In the late 1960s, a 26-year-old freelance designer named Margaret Crane was working on packaging for the now-defunct pharmaceutical company Organon.
The sight of hundreds of pregnancy tests that doctors had sent into the Organon lab made her think, “A woman could do that herself. It just came to me just like that,” she tells Smithsonian magazine. And she kept thinking. By trial and error — she had no background in science — Crane created in 1967 the prototype for the first home pregnancy test.
Roger Catlin tells her story in the September issue of the magazine. The idea encountered some resistance at Organon: “People in the company told me in effect that I was evil, this was really bad, this was terrible, and I had no right to be bringing this up — and women had no right to be doing this themselves; this was in doctors’ hands,” says Crane, who is now 75. “But I really persisted. I thought this was a necessary thing.”
In 1971, her home pregnancy test — named Predictor — went on the market in Canada, and, after gaining FDA approval in 1976, in the United States.

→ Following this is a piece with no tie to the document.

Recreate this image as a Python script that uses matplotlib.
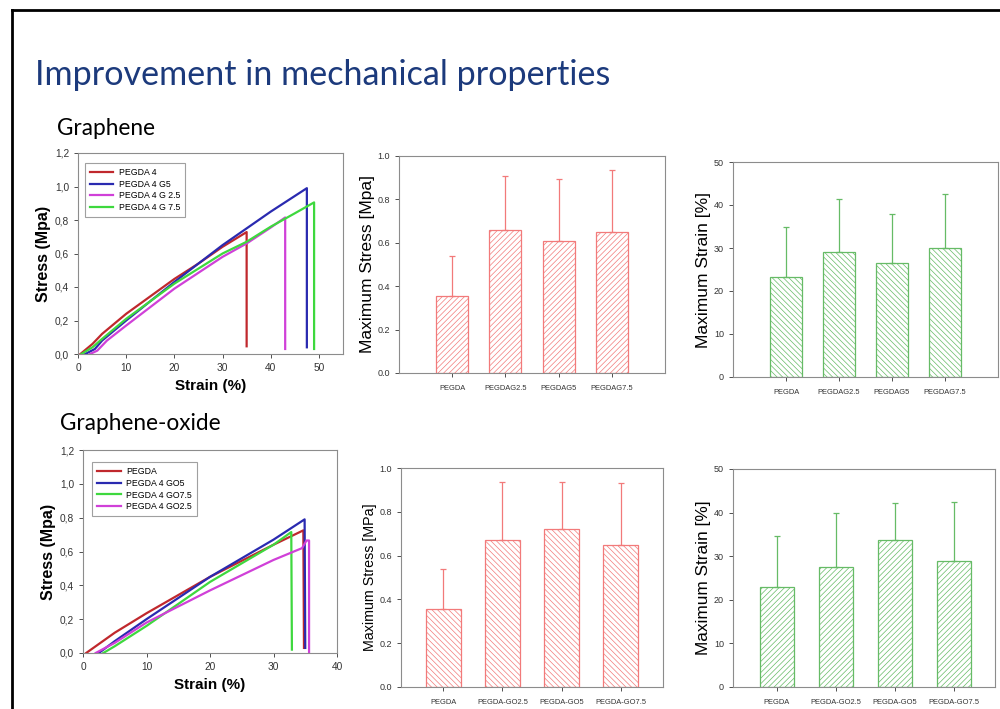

It was more complicated than today’s popsicle-stick-size instant tests, but it worked on the same principle of detecting a pregnancy-related hormone in a woman’s urine, and it delivered results in two hours instead of the two weeks required by a lab test.
The Smithsonian’s National Museum of American History recently acquired the prototype. (It came up for auction after Crane realized, “What was I going to do with it? . . . If somebody cleaned out my apartment after I died, they’d think, ‘What is this?’ and throw it away.”) The museum is considering making it part of its “American Enterprise” show about commerce — which would be somewhat ironic, because Crane never made any money from the device, which Organon licensed to other companies for production. “I had to sign off my rights for a dollar,” she says. “And I never got the dollar.”